- **YOUR TASK**
For the material that follows, list every line containing the word "chart".

--- --- ---

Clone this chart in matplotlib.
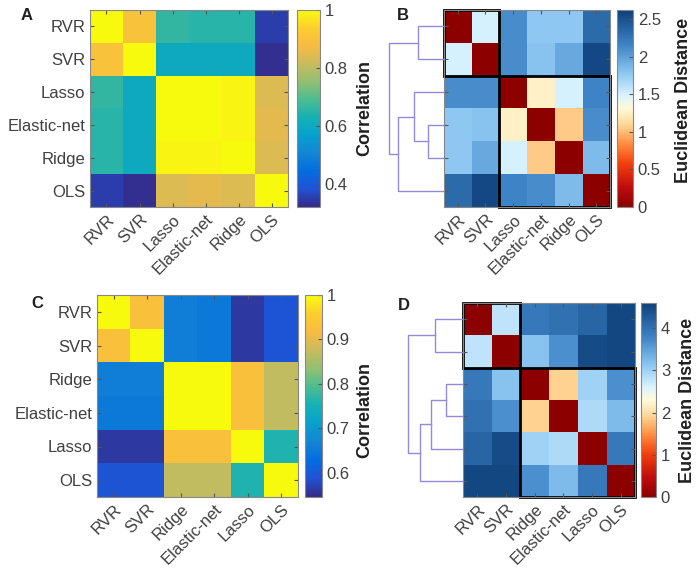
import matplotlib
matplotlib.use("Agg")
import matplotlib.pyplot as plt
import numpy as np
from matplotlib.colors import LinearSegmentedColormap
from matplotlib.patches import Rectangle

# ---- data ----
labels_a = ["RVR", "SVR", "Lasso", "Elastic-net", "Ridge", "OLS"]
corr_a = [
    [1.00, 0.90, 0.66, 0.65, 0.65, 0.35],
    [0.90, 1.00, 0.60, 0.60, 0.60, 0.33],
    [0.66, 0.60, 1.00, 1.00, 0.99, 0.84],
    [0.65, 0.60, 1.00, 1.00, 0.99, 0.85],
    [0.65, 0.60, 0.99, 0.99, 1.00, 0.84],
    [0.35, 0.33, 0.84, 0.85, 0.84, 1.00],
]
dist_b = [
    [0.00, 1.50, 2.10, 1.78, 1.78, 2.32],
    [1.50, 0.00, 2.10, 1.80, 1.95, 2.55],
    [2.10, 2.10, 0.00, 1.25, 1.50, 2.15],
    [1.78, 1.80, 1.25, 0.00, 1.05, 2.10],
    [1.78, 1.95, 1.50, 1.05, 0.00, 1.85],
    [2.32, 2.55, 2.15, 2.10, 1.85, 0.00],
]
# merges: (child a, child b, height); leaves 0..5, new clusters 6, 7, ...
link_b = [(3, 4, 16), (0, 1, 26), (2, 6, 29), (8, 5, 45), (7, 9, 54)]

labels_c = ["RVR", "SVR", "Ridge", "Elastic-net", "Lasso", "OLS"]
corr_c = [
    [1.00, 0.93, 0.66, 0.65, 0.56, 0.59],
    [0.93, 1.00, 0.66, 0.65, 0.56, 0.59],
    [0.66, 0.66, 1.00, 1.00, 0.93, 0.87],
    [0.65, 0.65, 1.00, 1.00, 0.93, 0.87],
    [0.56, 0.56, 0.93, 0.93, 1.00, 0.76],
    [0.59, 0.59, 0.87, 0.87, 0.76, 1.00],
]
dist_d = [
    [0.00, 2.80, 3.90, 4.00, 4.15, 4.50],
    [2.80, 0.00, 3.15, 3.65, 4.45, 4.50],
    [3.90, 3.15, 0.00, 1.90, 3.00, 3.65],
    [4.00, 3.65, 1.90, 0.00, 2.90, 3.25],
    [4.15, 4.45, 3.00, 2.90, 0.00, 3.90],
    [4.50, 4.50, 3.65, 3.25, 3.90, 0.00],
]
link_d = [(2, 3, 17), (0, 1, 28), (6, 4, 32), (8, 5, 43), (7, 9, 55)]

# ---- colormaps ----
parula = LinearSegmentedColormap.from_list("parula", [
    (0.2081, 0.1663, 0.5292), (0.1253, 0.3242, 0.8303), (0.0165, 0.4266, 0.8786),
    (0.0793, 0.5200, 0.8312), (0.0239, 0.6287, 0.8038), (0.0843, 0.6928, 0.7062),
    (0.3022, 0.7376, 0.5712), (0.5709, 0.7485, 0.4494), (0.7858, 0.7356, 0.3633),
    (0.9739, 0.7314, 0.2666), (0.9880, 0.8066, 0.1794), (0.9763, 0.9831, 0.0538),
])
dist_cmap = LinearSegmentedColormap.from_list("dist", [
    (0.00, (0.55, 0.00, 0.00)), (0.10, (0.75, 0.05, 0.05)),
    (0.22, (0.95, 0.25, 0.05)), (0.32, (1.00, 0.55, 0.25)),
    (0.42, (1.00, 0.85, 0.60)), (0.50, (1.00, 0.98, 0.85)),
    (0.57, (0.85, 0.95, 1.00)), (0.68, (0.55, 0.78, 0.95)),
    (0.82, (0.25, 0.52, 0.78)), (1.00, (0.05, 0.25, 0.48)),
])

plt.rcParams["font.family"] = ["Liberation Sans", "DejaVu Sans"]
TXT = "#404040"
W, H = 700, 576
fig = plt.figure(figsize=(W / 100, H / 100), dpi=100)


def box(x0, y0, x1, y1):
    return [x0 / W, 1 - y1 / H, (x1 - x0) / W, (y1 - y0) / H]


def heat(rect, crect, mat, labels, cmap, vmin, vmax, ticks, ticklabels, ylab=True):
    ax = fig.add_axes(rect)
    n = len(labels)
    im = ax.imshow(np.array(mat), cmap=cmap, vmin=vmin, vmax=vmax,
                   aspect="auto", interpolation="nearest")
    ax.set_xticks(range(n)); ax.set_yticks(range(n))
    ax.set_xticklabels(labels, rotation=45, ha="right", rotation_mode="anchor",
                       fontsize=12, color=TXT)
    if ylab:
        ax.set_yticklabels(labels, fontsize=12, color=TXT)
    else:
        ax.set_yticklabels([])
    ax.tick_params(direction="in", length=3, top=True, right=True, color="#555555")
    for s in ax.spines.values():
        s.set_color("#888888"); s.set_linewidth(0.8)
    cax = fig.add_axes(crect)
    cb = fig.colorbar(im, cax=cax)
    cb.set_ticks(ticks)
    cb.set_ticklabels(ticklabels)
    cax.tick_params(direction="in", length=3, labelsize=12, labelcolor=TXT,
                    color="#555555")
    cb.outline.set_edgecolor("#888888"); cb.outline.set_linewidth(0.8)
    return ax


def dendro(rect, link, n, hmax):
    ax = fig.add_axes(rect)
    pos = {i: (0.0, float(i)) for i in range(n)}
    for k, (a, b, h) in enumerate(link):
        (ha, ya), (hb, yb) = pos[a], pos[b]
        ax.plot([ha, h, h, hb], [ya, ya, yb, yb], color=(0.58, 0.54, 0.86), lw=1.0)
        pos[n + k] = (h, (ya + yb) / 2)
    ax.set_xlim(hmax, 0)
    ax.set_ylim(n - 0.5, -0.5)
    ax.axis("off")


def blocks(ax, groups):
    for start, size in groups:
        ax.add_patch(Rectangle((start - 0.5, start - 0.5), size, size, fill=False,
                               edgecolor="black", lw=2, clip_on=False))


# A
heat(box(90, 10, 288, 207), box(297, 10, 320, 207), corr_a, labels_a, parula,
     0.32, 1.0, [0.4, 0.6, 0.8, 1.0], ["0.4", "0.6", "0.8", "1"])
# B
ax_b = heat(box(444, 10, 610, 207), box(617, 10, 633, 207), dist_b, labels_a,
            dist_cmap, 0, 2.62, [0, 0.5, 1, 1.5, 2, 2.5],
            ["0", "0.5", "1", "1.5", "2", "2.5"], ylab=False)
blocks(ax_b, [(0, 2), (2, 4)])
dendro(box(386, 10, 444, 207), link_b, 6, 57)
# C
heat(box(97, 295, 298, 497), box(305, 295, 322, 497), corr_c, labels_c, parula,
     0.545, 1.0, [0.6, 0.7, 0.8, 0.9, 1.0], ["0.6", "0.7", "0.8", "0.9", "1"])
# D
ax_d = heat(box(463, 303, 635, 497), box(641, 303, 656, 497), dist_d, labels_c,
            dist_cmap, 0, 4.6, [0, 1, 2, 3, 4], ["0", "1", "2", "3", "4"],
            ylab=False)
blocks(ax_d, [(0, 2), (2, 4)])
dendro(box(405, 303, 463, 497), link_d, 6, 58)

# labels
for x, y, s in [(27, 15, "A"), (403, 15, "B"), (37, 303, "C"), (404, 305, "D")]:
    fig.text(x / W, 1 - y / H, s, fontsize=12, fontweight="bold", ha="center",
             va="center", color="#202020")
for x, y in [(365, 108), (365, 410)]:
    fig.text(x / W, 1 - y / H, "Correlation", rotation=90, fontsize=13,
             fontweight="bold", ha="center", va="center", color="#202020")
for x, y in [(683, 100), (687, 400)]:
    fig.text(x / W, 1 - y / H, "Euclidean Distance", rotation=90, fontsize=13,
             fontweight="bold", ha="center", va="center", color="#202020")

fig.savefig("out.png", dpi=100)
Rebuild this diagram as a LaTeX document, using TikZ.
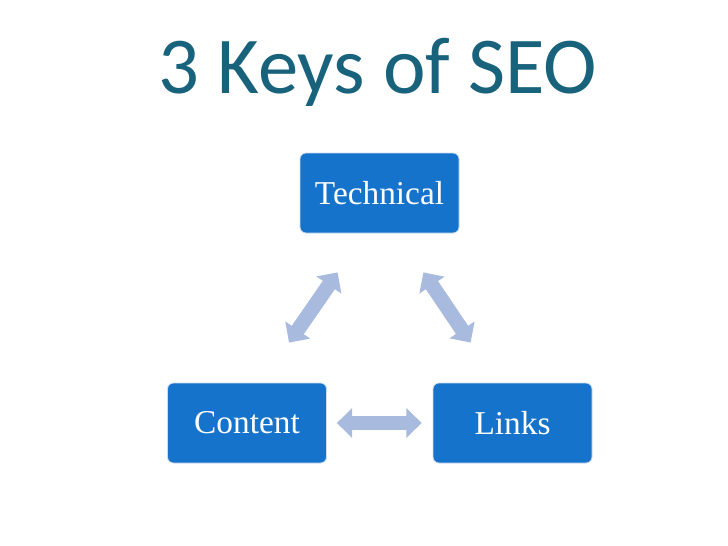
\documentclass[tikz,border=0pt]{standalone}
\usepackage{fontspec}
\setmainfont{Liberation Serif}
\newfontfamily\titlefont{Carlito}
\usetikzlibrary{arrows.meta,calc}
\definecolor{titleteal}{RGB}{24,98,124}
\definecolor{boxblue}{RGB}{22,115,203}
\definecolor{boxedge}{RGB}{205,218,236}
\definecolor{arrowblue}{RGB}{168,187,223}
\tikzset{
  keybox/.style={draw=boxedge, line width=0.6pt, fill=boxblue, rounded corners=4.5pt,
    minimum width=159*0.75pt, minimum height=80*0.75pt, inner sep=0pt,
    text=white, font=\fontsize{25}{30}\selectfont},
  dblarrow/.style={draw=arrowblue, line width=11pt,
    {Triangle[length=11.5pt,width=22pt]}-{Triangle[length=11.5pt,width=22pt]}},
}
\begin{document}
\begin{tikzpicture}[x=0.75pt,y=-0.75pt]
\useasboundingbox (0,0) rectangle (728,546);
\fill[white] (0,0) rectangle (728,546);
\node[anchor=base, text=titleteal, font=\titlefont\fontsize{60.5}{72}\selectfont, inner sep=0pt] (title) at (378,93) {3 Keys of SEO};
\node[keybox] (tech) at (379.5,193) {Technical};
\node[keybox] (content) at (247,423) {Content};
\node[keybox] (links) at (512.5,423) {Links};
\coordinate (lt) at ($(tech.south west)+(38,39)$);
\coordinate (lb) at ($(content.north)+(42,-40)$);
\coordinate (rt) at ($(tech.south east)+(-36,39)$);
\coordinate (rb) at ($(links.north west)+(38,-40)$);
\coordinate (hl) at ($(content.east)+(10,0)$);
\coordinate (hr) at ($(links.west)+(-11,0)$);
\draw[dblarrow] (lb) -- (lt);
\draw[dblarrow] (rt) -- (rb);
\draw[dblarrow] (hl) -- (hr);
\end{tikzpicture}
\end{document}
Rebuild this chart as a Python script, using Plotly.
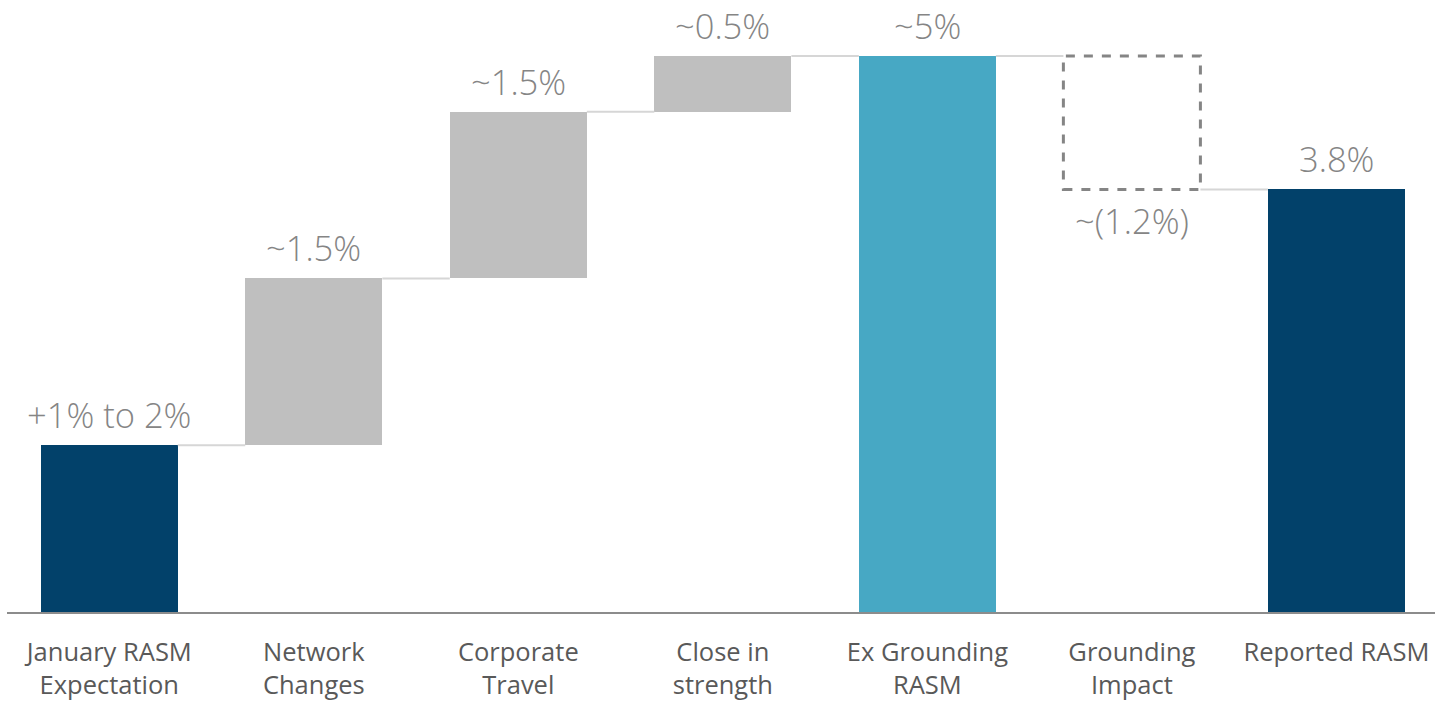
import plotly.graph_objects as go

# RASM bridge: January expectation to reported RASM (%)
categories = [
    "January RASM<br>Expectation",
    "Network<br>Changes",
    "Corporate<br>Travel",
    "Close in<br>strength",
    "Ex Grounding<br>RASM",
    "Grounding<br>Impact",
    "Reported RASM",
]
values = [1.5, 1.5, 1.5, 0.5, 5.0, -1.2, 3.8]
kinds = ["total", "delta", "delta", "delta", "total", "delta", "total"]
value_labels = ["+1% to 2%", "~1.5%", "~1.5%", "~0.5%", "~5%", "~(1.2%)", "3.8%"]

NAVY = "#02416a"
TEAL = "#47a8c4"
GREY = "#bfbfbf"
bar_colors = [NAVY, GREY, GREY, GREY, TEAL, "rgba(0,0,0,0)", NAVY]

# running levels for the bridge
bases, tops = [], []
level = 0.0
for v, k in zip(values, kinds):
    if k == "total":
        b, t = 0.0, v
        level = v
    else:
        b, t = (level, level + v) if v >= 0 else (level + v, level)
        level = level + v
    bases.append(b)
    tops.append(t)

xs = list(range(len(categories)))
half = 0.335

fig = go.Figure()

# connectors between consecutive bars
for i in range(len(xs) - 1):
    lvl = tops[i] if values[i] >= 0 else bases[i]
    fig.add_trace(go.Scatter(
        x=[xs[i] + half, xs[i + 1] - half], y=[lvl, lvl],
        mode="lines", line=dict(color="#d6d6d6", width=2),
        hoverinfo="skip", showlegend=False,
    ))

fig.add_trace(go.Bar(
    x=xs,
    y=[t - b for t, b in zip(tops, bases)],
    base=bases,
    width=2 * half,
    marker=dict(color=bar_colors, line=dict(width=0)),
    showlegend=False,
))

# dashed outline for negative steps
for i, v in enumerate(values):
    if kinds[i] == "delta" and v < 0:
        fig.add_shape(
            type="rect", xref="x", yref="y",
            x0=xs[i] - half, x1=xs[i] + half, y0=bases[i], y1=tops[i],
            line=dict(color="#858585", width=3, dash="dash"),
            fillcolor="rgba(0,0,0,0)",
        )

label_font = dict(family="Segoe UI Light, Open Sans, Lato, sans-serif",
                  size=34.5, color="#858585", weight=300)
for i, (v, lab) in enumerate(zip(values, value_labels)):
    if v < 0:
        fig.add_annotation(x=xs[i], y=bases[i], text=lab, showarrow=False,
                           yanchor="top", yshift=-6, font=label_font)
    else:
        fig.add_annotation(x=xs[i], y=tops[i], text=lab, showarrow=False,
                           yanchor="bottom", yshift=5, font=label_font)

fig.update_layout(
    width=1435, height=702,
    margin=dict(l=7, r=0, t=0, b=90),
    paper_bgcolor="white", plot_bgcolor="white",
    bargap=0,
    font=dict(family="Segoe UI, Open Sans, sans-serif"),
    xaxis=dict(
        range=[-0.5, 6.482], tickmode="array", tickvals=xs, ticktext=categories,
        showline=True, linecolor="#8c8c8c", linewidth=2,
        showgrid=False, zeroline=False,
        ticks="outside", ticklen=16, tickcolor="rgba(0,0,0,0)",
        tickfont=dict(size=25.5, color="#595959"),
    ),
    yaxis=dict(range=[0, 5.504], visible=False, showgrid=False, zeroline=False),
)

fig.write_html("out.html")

--- --- ---

- **FINISHED TASK**
Clone this chart in matplotlib.
Rebuild this chart as a Python script, using Plotly.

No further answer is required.